In modern refining operations, the ability to monitor and optimize crude oil processing in real time is not only an operational advantage—it has become a strategic imperative. As the industry navigates increasing pressure to maximize profitability while minimizing costs, optimization of atmospheric crude distillation units (CDUs) has emerged as a critical focus area. The CDU, being the primary separation unit in a refinery, plays a pivotal role in determining the yield and quality of downstream products. Variations in crude oil composition—such as salt, sulfur, water content, and distillation curve behavior—directly affect the performance and energy efficiency of the unit. Therefore, precise and continuous measurement of crude oil quality is fundamental for maintaining product consistency, equipment longevity, and economic viability.
According to Modcon Systems Group, recent technological advancements in online analytical systems have substantially improved the feasibility of such measurements. Traditional laboratory-based sampling techniques, while accurate, suffer from delays that inhibit real-time process control. In contrast, online analyzers such as the MOD-4100 Crude Oil All-in-One Analyzer enable continuous, non-invasive assessment of key parameters using near-infrared (NIR) spectroscopy and multi-variable calibration models. This system offers real-time monitoring of salt concentration, hydrogen sulfide content, water cut, viscosity, sulfur levels, and distillation properties—parameters that are fully correlated with ASTM standards including D3230, D4928, D2622, and others. By integrating this data directly into the control system, refineries can maintain precise oversight of process conditions and adjust operational setpoints accordingly, thereby minimizing quality fluctuations and increasing throughput stability.

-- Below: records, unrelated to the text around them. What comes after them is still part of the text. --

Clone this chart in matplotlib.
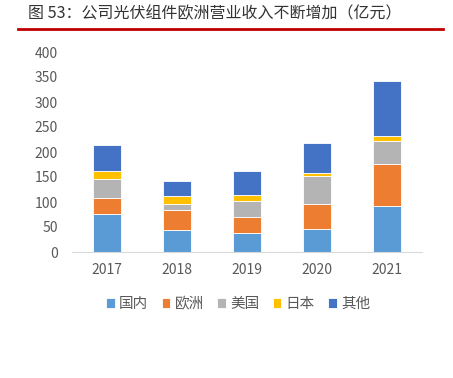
import matplotlib
matplotlib.use('Agg')
import matplotlib.pyplot as plt
from matplotlib.lines import Line2D
import numpy as np

plt.rcParams['font.family'] = ['Noto Sans CJK SC', 'DejaVu Sans']

years = ['2017', '2018', '2019', '2020', '2021']
series_names = ['国内', '欧洲', '美国', '日本', '其他']
domestic = [76, 45, 38, 47, 93]
europe = [33, 39, 33, 50, 83]
usa = [38, 13, 31, 55, 47]
japan = [15, 15, 13, 7, 10]
other = [53, 30, 48, 60, 110]
colors = ['#5B9BD5', '#ED7D31', '#B4B4B4', '#FFC000', '#4472C4']

fig = plt.figure(figsize=(4.53, 3.78), dpi=100)
ax = fig.add_axes([72 / 453, 1 - 252 / 378, 350 / 453, 200 / 378])

x = np.arange(len(years))
bottom = np.zeros(len(years))
for name, vals, c in zip(series_names, [domestic, europe, usa, japan, other], colors):
    ax.bar(x, vals, width=0.4, bottom=bottom, color=c, edgecolor='white', linewidth=0.6, label=name)
    bottom += np.array(vals)

ax.set_xlim(-0.5, len(years) - 0.5)
ax.set_ylim(0, 400)
ax.set_yticks(range(0, 401, 50))
ax.set_xticks(x)
ax.set_xticklabels(years)
for s in ['top', 'right', 'left']:
    ax.spines[s].set_visible(False)
ax.spines['bottom'].set_color('#D9D9D9')
ax.tick_params(axis='both', length=0, labelsize=10, colors='#595959', pad=8)
ax.tick_params(axis='y', pad=10)

ax.legend(loc='center', bbox_to_anchor=(0.475, -0.26), ncol=5, frameon=False,
          fontsize=10.5, handlelength=0.6, handleheight=0.6, handletextpad=0.3,
          columnspacing=0.9, labelcolor='#595959')

fig.text(28 / 453, 1 - 14 / 378, '图 53：公司光伏组件欧洲营业收入不断增加（亿元）',
         fontsize=11.5, color='#333333', va='center', ha='left')
fig.add_artist(Line2D([18 / 453, 443 / 453], [1 - 29 / 378, 1 - 29 / 378],
                      color='#C00000', linewidth=2))

fig.savefig('out.png', dpi=100)
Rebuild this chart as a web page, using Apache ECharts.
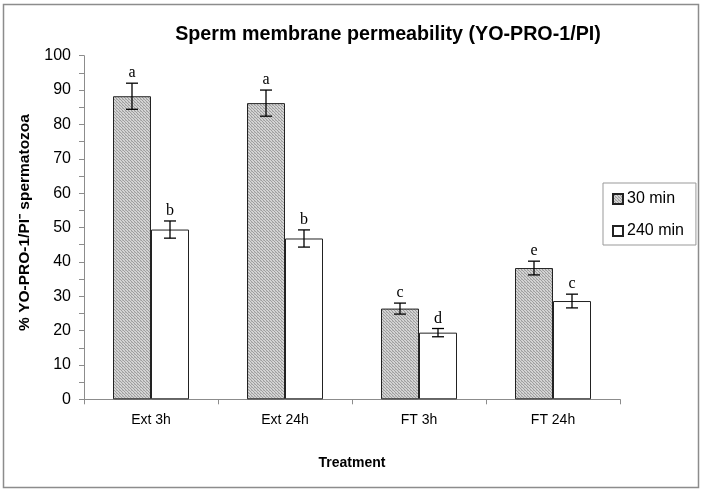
<!DOCTYPE html>
<html><head><meta charset="utf-8">
<script src="https://cdn.jsdelivr.net/npm/echarts@6/dist/echarts.min.js"></script>
<style>html,body{margin:0;padding:0;background:#fff}#c{width:703px;height:492px}</style>
</head><body><div id="c"></div>
<script>
var categories = ['Ext 3h', 'Ext 24h', 'FT 3h', 'FT 24h'];
var seriesNames = ['30 min', '240 min'];
var values30 = [88.2, 86.2, 26.4, 38.2];
var values240 = [49.4, 46.8, 19.4, 28.6];
var err30 = [3.8, 3.8, 1.6, 2.0];
var err240 = [2.5, 2.5, 1.2, 2.0];
var letters30 = ['a', 'a', 'c', 'e'];
var letters240 = ['b', 'b', 'd', 'c'];
var yTicks = [0, 100, 10];

var pc = document.createElement('canvas');
pc.width = 3; pc.height = 3;
var pctx = pc.getContext('2d');
pctx.fillStyle = '#d4d4d4'; pctx.fillRect(0,0,3,3);
pctx.fillStyle = '#9e9e9e'; pctx.fillRect(0,0,1,1); pctx.fillRect(1,1,1,1); pctx.fillRect(2,2,1,1);
pctx.fillStyle = '#b8b8b8'; pctx.fillRect(2,0,1,1);
var pattern = {image: pc, repeat: 'repeat'};

var BW = 38;
function errSeries(vals, errs, lets, off) {
  var data = vals.map(function(v, i){ return [i, v, errs[i], lets[i]]; });
  return {
    type: 'custom', silent: true, z: 5,
    data: data,
    renderItem: function(params, api) {
      var i = api.value(0), v = api.value(1), e = api.value(2);
      var top = api.coord([i, v + e]);
      var bot = api.coord([i, v - e]);
      var x = top[0] + off;
      var st = {stroke: '#000', lineWidth: 1.3};
      return {type: 'group', children: [
        {type: 'line', shape: {x1: x, y1: top[1], x2: x, y2: bot[1]}, style: st},
        {type: 'line', shape: {x1: x - 6, y1: top[1], x2: x + 6, y2: top[1]}, style: st},
        {type: 'line', shape: {x1: x - 6, y1: bot[1], x2: x + 6, y2: bot[1]}, style: st},
        {type: 'text', style: {text: data[params.dataIndex][3], x: x, y: top[1] - 2, align: 'center', verticalAlign: 'bottom', font: '16px "Liberation Serif", serif', fill: '#000'}}
      ]};
    }
  };
}

var chart = echarts.init(document.getElementById('c'), null, {renderer: 'canvas'});
chart.setOption({
  animation: false,
  backgroundColor: '#fff',
  title: {text: 'Sperm membrane permeability (YO-PRO-1/PI)', left: 383, textAlign: 'center', top: 20,
    textStyle: {fontFamily: 'Liberation Sans, Arial', fontWeight: 'bold', fontSize: 19.7, color: '#000'}},
  graphic: [{type: 'rect', shape: {x: 3.5, y: 4.5, width: 695, height: 483}, style: {fill: 'none', stroke: '#8c8c8c', lineWidth: 1.5}, silent: true}],
  legend: {
    data: seriesNames, orient: 'vertical', left: 603, top: 183,
    width: 93, borderColor: '#999', borderWidth: 1, padding: [8, 12, 6, 9],
    itemWidth: 10, itemHeight: 10, itemGap: 16, icon: 'rect',
    textStyle: {fontFamily: 'Liberation Sans, Arial', fontSize: 16, color: '#000', padding: [0, 0, 0, -1]}
  },
  grid: {left: 84, right: 83, top: 55.7, bottom: 92.7, containLabel: false},
  xAxis: {
    type: 'category', data: categories, name: 'Treatment', nameLocation: 'middle', nameGap: 57,
    nameTextStyle: {fontFamily: 'Liberation Sans, Arial', fontWeight: 'bold', fontSize: 14, color: '#000'},
    axisLine: {lineStyle: {color: '#8c8c8c', width: 1}},
    axisTick: {show: true, length: 5, lineStyle: {color: '#8c8c8c'}},
    axisLabel: {fontFamily: 'Liberation Sans, Arial', fontSize: 14, color: '#000', margin: 14}
  },
  yAxis: {
    type: 'value', min: yTicks[0], max: yTicks[1], interval: yTicks[2],
    name: '% YO-PRO-1/PI\u207B spermatozoa', nameLocation: 'middle', nameGap: 51, nameRotate: 90,
    nameTextStyle: {fontFamily: 'Liberation Sans, Arial', fontWeight: 'bold', fontSize: 15.5, color: '#000', padding: [0, 0, 0, 10]},
    axisLine: {show: true, lineStyle: {color: '#8c8c8c', width: 1}},
    axisTick: {show: true, length: 5, lineStyle: {color: '#8c8c8c'}},
    minorTick: {show: true, splitNumber: 2, length: 5, lineStyle: {color: '#8c8c8c'}},
    splitLine: {show: false},
    axisLabel: {fontFamily: 'Liberation Sans, Arial', fontSize: 16, color: '#000', margin: 13}
  },
  series: [
    {name: seriesNames[0], type: 'bar', data: values30, barWidth: BW, barGap: '0%',
      itemStyle: {color: pattern, borderColor: '#222', borderWidth: 1}},
    {name: seriesNames[1], type: 'bar', data: values240, barWidth: BW, barGap: '0%',
      itemStyle: {color: '#fff', borderColor: '#222', borderWidth: 1}},
    errSeries(values30, err30, letters30, -BW / 2),
    errSeries(values240, err240, letters240, BW / 2)
  ]
});
</script></body></html>
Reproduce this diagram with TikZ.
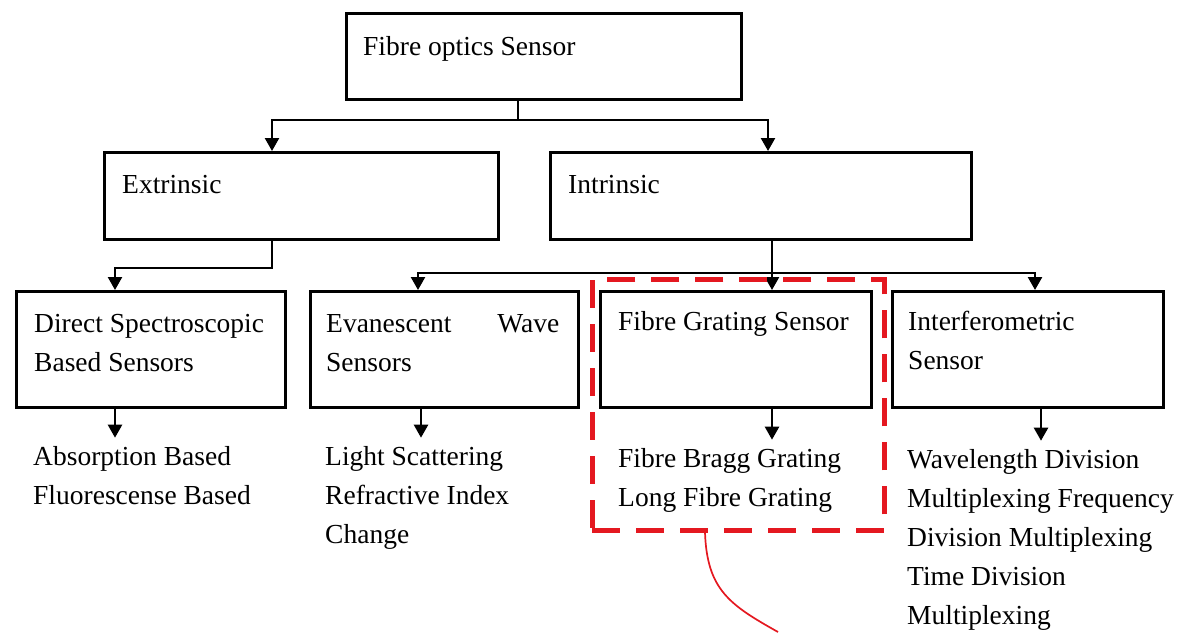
\documentclass[tikz,border=0pt]{standalone}
\usepackage{fontspec}
\setmainfont{Liberation Serif}
\usetikzlibrary{arrows.meta}
\definecolor{grpred}{RGB}{228,24,32}
\begin{document}
\begin{tikzpicture}[x=1pt,y=-1pt,
  box/.style={draw=black, line width=2.9pt, anchor=north west, inner sep=0pt},
  lbl/.style={anchor=north west, inner sep=0pt, align=left, font=\fontsize{27.5}{39}\selectfont},
  ln/.style={draw=black, line width=2.4pt},
  arr/.style={ln, -{Triangle[length=13pt,width=14pt]}},
  grpbox/.style={draw=grpred, line width=4.5pt, dash pattern=on 28pt off 16pt, anchor=north west, inner sep=0pt},
  callout/.style={draw=grpred, line width=1.7pt}]
\useasboundingbox (0,0) rectangle (1177,632);
% x positions
\coordinate (c115) at (115,0);
\coordinate (c272) at (272,0);
\coordinate (c418) at (418,0);
\coordinate (c518) at (518,0);
\coordinate (c768) at (768,0);
\coordinate (c772) at (772,0);
\coordinate (c421) at (421,0);
\coordinate (c1035) at (1035,0);
\coordinate (c1041) at (1041,0);
\coordinate (c705) at (705,0);
\coordinate (cEnd) at (778,632);
% boxes
\node[box, minimum width=395pt, minimum height=86pt] (b0) at (345,12) {};
\node[box, minimum width=394pt, minimum height=87pt] (bExt) at (103,151) {};
\node[box, minimum width=421pt, minimum height=87pt] (bInt) at (549,151) {};
\node[box, minimum width=269pt, minimum height=116pt] (bDir) at (15,290) {};
\node[box, minimum width=268pt, minimum height=116pt] (bEva) at (309,290) {};
\node[box, minimum width=271pt, minimum height=116pt] (bFG) at (599,290) {};
\node[box, minimum width=271pt, minimum height=116pt] (bItf) at (891,290) {};
% texts
\node[lbl] (t0) at (363,27.7) {\strut Fibre optics Sensor};
\node[lbl] (tExt) at (122,165.7) {\strut Extrinsic};
\node[lbl] (tInt) at (568,165.7) {\strut Intrinsic};
\node[lbl] (tDir) at (34,304.7) {\strut Direct Spectroscopic\\Based Sensors};
\node[lbl] (tEva) at (326,304.7) {\strut\makebox[233pt][l]{Evanescent\hfill Wave}\\Sensors};
\node[lbl] (tFG) at (618,302.7) {\strut Fibre Grating Sensor};
\node[lbl] (tItf) at (908,302.7) {\strut Interferometric\\Sensor};
\node[lbl] (tAbs) at (33,437.7) {\strut Absorption Based\\Fluorescense Based};
\node[lbl] (tLig) at (325,437.7) {\strut Light Scattering\\Refractive Index\\Change};
\node[lbl] (tFBG) at (618,439.7) {\strut Fibre Bragg Grating\\Long Fibre Grating};
\node[lbl] (tWav) at (907,440.7) {\strut Wavelength Division\\Multiplexing Frequency\\Division Multiplexing\\Time Division\\Multiplexing};
% connectors
\draw[arr] (b0.south -| c518) -- ++(0,19) -| (bExt.north -| c272);
\draw[arr] (b0.south -| c518) -- ++(0,19) -| (bInt.north -| c768);
\draw[arr] (bExt.south -| c272) -- ++(0,27) -| (bDir.north -| c115);
\draw[arr] (bInt.south -| c772) -- (bFG.north -| c772);
\draw[arr] (bInt.south -| c772) -- ++(0,32) -| (bEva.north -| c418);
\draw[arr] (bInt.south -| c772) -- ++(0,32) -| (bItf.north -| c1035);
\draw[arr] (bDir.south -| c115) -- (tAbs.north -| c115);
\draw[arr] (bEva.south -| c421) -- (tLig.north -| c421);
\draw[arr] (bFG.south -| c772) -- (tFBG.north -| c772);
\draw[arr] (bItf.south -| c1041) -- (tWav.north -| c1041);
% red group box and callout
\node[grpbox, minimum width=292pt, minimum height=251pt] (grp) at (590,277) {};
\draw[callout] (grp.south -| c705) .. controls (707,590) and (730,605) .. (cEnd);
\end{tikzpicture}
\end{document}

Operational complexities within CDU systems are magnified during events such as crude switching, wherein the feedstock composition shifts from one source to another. Each crude blend has distinct physical and chemical properties, leading to changes in boiling point distribution and separability of hydrocarbon fractions. Failure to adjust operating parameters in real time during these transitions can result in off-spec products, increased energy consumption, and equipment fouling. The use of continuous monitoring tools like the Crude Oil Analyzer mitigates these risks by providing instantaneous feedback on feedstock quality, enabling dynamic process adaptation.
The integration of real-time analytical data with AI-based optimization frameworks introduces a new paradigm in process control. The Modcon.AI CDU Optimization Suite represents such an approach, employing Deep Reinforcement Learning (DRL) to map complex, non-linear relationships between operating variables and performance indicators. Unlike traditional rule-based or linear model predictive control systems, DRL models adaptively learn from operational data, refining their predictions and recommendations as more information becomes available. The result is a closed-loop system capable of optimizing yield, energy use, and operational costs simultaneously.
The Modcon.AI Suite leverages input from the Crude Oil Analyzer to update its internal models continuously. During crude switchovers or other process disturbances, the AI engine evaluates shifts in key performance indicators—such as kerosene or diesel yield, furnace outlet temperature, column top pressure, and product draw temperatures—and recommends real-time control actions. These adaptive responses improve recovery of high-value products while suppressing the formation of low-value fractions or undesirable byproducts. Moreover, the system enhances the reliability of operational decisions by harmonizing data flows between analyzers, control systems, and plant operators.
Beyond operational stability, the integration of AI and real-time analytics significantly enhances sustainability efforts. Improved separation efficiency and product consistency translate into lower reprocessing rates, reduced energy input per unit of product, and minimized emissions. In regions where access to crude sources is highly variable or politically sensitive, the ability to process a broader range of feedstocks without sacrificing performance is a key competitive advantage. Scalability is another notable feature; the system can be deployed across refineries with differing configurations and seamlessly integrates into existing digital infrastructures, requiring minimal retrofit and offering high return on investment.
The combination of real-time monitoring and advanced control analytics fosters a more resilient, agile, and economically sound refinery operation. As the refining sector continues to confront evolving market demands, environmental regulations, and feedstock diversity, such integrated solutions become indispensable. They shift the operational strategy from reactive correction to proactive optimization, allowing refineries to anticipate and preempt inefficiencies rather than merely respond to them. The technological synthesis of online analytical measurement and AI-driven decision support is no longer a future aspiration—it is a present-day necessity for refining excellence.